Aim:
The material below holds a span beginning at the line with "Write a web" and ending at the line with "c.strokeRect(72, 8, 417, 242);". Quote that span exactly, both ends included, and only that span.

### Dataset entries

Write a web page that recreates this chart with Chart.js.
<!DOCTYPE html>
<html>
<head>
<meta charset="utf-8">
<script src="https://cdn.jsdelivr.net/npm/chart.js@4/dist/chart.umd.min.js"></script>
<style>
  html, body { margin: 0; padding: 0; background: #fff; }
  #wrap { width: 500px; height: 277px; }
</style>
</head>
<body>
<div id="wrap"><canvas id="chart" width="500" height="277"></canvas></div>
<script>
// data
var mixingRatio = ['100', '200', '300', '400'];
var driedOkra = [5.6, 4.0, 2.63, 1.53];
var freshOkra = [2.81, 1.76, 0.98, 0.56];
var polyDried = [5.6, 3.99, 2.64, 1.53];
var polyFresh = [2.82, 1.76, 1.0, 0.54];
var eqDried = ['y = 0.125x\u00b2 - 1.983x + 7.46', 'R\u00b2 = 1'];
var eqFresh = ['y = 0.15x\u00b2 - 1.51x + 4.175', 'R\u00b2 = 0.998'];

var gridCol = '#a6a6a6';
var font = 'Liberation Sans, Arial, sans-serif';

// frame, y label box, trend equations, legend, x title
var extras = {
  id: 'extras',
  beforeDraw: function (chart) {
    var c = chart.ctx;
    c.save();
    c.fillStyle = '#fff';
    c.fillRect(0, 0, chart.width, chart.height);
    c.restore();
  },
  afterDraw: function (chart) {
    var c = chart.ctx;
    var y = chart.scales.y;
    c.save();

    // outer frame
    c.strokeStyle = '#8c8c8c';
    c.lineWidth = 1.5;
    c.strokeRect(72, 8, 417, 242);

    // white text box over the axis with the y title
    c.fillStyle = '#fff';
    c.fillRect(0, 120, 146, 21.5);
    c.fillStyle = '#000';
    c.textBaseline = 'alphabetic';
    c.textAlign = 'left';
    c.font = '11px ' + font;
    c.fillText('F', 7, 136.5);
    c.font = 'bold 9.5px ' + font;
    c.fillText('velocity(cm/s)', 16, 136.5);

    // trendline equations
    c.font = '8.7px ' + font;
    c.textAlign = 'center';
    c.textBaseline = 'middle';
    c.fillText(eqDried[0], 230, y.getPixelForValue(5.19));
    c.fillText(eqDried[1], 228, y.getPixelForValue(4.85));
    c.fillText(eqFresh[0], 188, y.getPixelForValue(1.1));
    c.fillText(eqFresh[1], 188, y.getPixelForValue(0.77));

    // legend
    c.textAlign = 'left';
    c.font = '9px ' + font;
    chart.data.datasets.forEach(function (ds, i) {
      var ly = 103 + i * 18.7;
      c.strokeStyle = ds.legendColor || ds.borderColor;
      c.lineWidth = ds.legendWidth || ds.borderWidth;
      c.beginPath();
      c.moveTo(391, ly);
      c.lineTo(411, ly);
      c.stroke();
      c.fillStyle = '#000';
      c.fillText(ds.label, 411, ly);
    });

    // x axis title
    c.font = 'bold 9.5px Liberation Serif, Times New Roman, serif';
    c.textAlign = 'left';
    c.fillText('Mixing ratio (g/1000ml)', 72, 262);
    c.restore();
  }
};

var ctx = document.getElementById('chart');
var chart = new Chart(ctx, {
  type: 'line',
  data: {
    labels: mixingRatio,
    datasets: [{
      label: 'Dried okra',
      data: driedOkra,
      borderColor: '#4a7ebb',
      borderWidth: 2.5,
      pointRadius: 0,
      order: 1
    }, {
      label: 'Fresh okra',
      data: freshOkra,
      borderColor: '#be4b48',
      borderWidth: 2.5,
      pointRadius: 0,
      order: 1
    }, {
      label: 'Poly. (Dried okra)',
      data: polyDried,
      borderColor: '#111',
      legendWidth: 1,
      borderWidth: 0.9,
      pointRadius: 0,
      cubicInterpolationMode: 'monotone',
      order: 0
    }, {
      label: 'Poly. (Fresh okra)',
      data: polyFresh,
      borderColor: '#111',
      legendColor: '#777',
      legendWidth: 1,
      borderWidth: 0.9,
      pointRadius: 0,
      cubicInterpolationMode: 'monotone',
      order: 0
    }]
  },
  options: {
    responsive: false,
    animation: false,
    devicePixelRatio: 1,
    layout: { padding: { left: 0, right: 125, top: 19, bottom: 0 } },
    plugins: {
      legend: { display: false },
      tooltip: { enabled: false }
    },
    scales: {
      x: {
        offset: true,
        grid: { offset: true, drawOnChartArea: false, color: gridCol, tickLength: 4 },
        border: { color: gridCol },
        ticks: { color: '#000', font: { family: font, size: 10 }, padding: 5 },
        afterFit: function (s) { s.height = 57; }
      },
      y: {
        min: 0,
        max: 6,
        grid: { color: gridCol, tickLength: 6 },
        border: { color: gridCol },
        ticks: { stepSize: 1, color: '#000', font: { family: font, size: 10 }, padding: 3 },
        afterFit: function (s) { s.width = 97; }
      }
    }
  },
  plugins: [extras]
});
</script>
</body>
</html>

######
### Dataset entries

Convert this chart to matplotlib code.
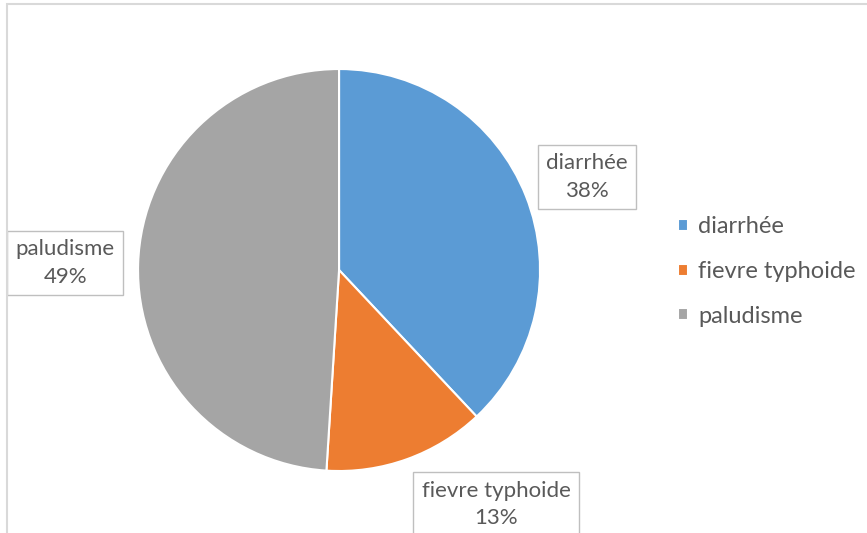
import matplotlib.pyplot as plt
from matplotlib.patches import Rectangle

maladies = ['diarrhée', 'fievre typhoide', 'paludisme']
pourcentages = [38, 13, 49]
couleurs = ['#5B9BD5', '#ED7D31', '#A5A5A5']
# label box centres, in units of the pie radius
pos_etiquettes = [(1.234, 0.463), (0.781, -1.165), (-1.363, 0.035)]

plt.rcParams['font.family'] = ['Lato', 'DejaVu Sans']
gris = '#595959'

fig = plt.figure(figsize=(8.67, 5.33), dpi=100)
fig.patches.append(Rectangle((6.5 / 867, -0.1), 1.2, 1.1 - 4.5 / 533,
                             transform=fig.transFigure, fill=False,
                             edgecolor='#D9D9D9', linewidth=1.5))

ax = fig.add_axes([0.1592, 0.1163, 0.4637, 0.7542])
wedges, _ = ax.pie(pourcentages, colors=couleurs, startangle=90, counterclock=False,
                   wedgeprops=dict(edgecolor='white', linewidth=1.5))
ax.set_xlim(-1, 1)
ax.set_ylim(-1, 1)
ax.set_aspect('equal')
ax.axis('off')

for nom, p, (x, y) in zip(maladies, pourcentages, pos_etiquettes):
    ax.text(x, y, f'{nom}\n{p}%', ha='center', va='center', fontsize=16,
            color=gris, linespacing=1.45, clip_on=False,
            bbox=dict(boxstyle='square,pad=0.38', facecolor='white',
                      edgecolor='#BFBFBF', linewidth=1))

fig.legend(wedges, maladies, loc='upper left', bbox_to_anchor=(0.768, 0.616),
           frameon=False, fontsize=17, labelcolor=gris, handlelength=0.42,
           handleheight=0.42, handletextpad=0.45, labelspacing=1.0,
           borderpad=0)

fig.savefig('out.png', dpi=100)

######

Exercise solution:
Write a web page that recreates this chart with Chart.js.
<!DOCTYPE html>
<html>
<head>
<meta charset="utf-8">
<script src="https://cdn.jsdelivr.net/npm/chart.js@4/dist/chart.umd.min.js"></script>
<style>
  html, body { margin: 0; padding: 0; background: #fff; }
  #wrap { width: 500px; height: 277px; }
</style>
</head>
<body>
<div id="wrap"><canvas id="chart" width="500" height="277"></canvas></div>
<script>
// data
var mixingRatio = ['100', '200', '300', '400'];
var driedOkra = [5.6, 4.0, 2.63, 1.53];
var freshOkra = [2.81, 1.76, 0.98, 0.56];
var polyDried = [5.6, 3.99, 2.64, 1.53];
var polyFresh = [2.82, 1.76, 1.0, 0.54];
var eqDried = ['y = 0.125x\u00b2 - 1.983x + 7.46', 'R\u00b2 = 1'];
var eqFresh = ['y = 0.15x\u00b2 - 1.51x + 4.175', 'R\u00b2 = 0.998'];

var gridCol = '#a6a6a6';
var font = 'Liberation Sans, Arial, sans-serif';

// frame, y label box, trend equations, legend, x title
var extras = {
  id: 'extras',
  beforeDraw: function (chart) {
    var c = chart.ctx;
    c.save();
    c.fillStyle = '#fff';
    c.fillRect(0, 0, chart.width, chart.height);
    c.restore();
  },
  afterDraw: function (chart) {
    var c = chart.ctx;
    var y = chart.scales.y;
    c.save();

    // outer frame
    c.strokeStyle = '#8c8c8c';
    c.lineWidth = 1.5;
    c.strokeRect(72, 8, 417, 242);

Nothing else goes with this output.